8th Mexican Governor of New Mexico
- In office 1832–1833
- Preceded by: José Antonio Chaves
- Succeeded by: Francisco Sarracino

Personal details
- Died: 8 August 1837 Santa Fe
- Profession: Politician

= Santiago Abréu =

American politician

Santiago Abréu (died 8 August 1837) was governor of Santa Fe de Nuevo México (New Mexico) from 1832 to 1833.
He was a victim of the Chimayó Rebellion of 1837.
He was dismembered before being allowed to die.

Santiago Abreú was deputy to the Congress in Mexico City from 1825 to 1826, and was appointed governor in 1832–33.

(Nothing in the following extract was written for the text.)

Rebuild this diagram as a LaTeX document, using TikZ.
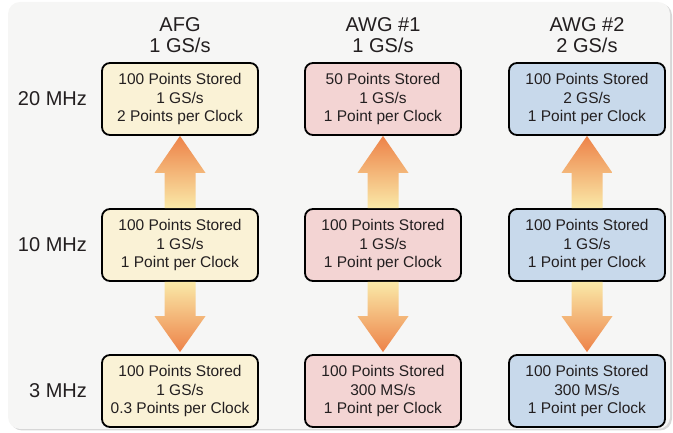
\documentclass[tikz,border=0pt]{standalone}
\usepackage{fontspec}
\setmainfont{Liberation Sans}
\usetikzlibrary{positioning,calc}

\definecolor{afgfill}{RGB}{250,242,214}
\definecolor{awgafill}{RGB}{243,212,211}
\definecolor{awgbfill}{RGB}{200,217,235}
\definecolor{panelgray}{RGB}{246,246,245}
\definecolor{panelshadow}{RGB}{215,215,215}
\definecolor{textgray}{RGB}{35,31,32}
\definecolor{tipcol}{RGB}{237,130,72}
\definecolor{basecol}{RGB}{250,233,168}

\begin{document}
\begin{tikzpicture}[x=1pt,y=1pt,node distance=146pt,
    box/.style={draw=black,line width=1.8pt,rounded corners=8pt,minimum width=156pt,
      minimum height=72pt,align=center,inner sep=2pt,text=textgray,
      font=\fontsize{15.5}{18.5}\selectfont},
    rowlabel/.style={font=\fontsize{20}{22}\selectfont,text=textgray,inner sep=0pt},
    colhead/.style={font=\fontsize{20}{21}\selectfont,text=textgray,align=center,inner sep=0pt},
    uparrow/.style={top color=tipcol,bottom color=basecol},
    downarrow/.style={top color=basecol,bottom color=tipcol}]
    \useasboundingbox (0,0) rectangle (673,433);
    % panel
    \fill[panelshadow,rounded corners=12pt] (10,2.5) rectangle (672,429.5);
    \fill[panelgray,rounded corners=12pt] (8,4) rectangle (670,431);

    % boxes
    \node[box,fill=afgfill] (afg20) at (180,334) {100 Points Stored\\1 GS/s\\2 Points per Clock};
    \node[box,fill=afgfill] (afg10) [below of=afg20] {100 Points Stored\\1 GS/s\\1 Point per Clock};
    \node[box,fill=afgfill] (afg3) [below of=afg10] {100 Points Stored\\1 GS/s\\0.3 Points per Clock};
    \node[box,fill=awgafill] (awga20) [node distance=203pt,right of=afg20] {50 Points Stored\\1 GS/s\\1 Point per Clock};
    \node[box,fill=awgafill] (awga10) [below of=awga20] {100 Points Stored\\1 GS/s\\1 Point per Clock};
    \node[box,fill=awgafill] (awga3) [below of=awga10] {100 Points Stored\\300 MS/s\\1 Point per Clock};
    \node[box,fill=awgbfill] (awgb20) [node distance=204pt,right of=awga20] {100 Points Stored\\2 GS/s\\1 Point per Clock};
    \node[box,fill=awgbfill] (awgb10) [below of=awgb20] {100 Points Stored\\1 GS/s\\1 Point per Clock};
    \node[box,fill=awgbfill] (awgb3) [below of=awgb10] {100 Points Stored\\300 MS/s\\1 Point per Clock};

    % headings
    \node[colhead] (hafg) [above=9pt of afg20] {AFG\\1 GS/s};
    \node[colhead] (hawga) [above=9pt of awga20] {AWG \#1\\1 GS/s};
    \node[colhead] (hawgb) [above=9pt of awgb20] {AWG \#2\\2 GS/s};
    \node[rowlabel] (r20) [left=14pt of afg20] {20 MHz};
    \node[rowlabel] (r10) [left=14pt of afg10] {10 MHz};
    \node[rowlabel] (r3) [left=14pt of afg3] {3 MHz};

    % arrows up
    \shade[uparrow] (afg20.south) -- ($(afg20.south)+(25.5,-37)$) -- ($(afg20.south)+(15.5,-37)$)
      -- ($(afg10.north)+(15.5,0)$) -- ($(afg10.north)+(-15.5,0)$)
      -- ($(afg20.south)+(-15.5,-37)$) -- ($(afg20.south)+(-25.5,-37)$) -- cycle;
    \shade[uparrow] (awga20.south) -- ($(awga20.south)+(25.5,-37)$) -- ($(awga20.south)+(15.5,-37)$)
      -- ($(awga10.north)+(15.5,0)$) -- ($(awga10.north)+(-15.5,0)$)
      -- ($(awga20.south)+(-15.5,-37)$) -- ($(awga20.south)+(-25.5,-37)$) -- cycle;
    \shade[uparrow] (awgb20.south) -- ($(awgb20.south)+(25.5,-37)$) -- ($(awgb20.south)+(15.5,-37)$)
      -- ($(awgb10.north)+(15.5,0)$) -- ($(awgb10.north)+(-15.5,0)$)
      -- ($(awgb20.south)+(-15.5,-37)$) -- ($(awgb20.south)+(-25.5,-37)$) -- cycle;
    % arrows down
    \shade[downarrow] ($(afg10.south)+(-15.5,0)$) -- ($(afg10.south)+(15.5,0)$)
      -- ($(afg3.north)+(15.5,38)$) -- ($(afg3.north)+(25.5,38)$) -- ($(afg3.north)+(0,2)$)
      -- ($(afg3.north)+(-25.5,38)$) -- ($(afg3.north)+(-15.5,38)$) -- cycle;
    \shade[downarrow] ($(awga10.south)+(-15.5,0)$) -- ($(awga10.south)+(15.5,0)$)
      -- ($(awga3.north)+(15.5,38)$) -- ($(awga3.north)+(25.5,38)$) -- ($(awga3.north)+(0,2)$)
      -- ($(awga3.north)+(-25.5,38)$) -- ($(awga3.north)+(-15.5,38)$) -- cycle;
    \shade[downarrow] ($(awgb10.south)+(-15.5,0)$) -- ($(awgb10.south)+(15.5,0)$)
      -- ($(awgb3.north)+(15.5,38)$) -- ($(awgb3.north)+(25.5,38)$) -- ($(awgb3.north)+(0,2)$)
      -- ($(awgb3.north)+(-25.5,38)$) -- ($(awgb3.north)+(-15.5,38)$) -- cycle;
\end{tikzpicture}
\end{document}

He was appointed as substitute district judge in 1831 (Juez de Distrito suplente), although he held the position until 1834, just a few months after the resignation of Jose María Nájera, judge principal (Juez de Distrito propietario) of the District Court of the Territory of New Mexico (Juzgado de Distrito del Territorio de Nuevo México), from his position and his subsequent departure to Mexico City. During his assignment, he learned about the processing of criminal trials, mainly those related to merchandise smuggling, which constituted a crime that had to be investigated and resolved by federal law enforcement authorities in Mexico, as the national customs office was located in Santa Fe.

Abréu was a supporter of Governor Albino Pérez, who had become extremely unpopular for enforcing the decisions of the centrist government of President Antonio López de Santa Anna, which included reduction of local political control and imposition of new taxes.
During the rebellion against Pérez which broke out on 7 August 1837, Abréu was captured near the rancho of Cerrillos and imprisoned in Santo Domingo.
The next day he was taken from jail by a mob that tore off his penis and decapitated him.
His brother Ramón Abréu, publisher of the newspaper El Crepúsculo de la Libertad, was also assassinated in this rebellion.
The assassins were Pueblo warriors from Santo Domingo, who were also responsible for the death of governor Pérez.
However, in the aftermath of the rebellion they were treated carefully to avoid further trouble.

His death also resulted in the de facto closure of the District Court, which was completed in 1841, with a decree by Antonio López de Santa Anna, which determined the closure of all federal courts and tribunals in Mexico.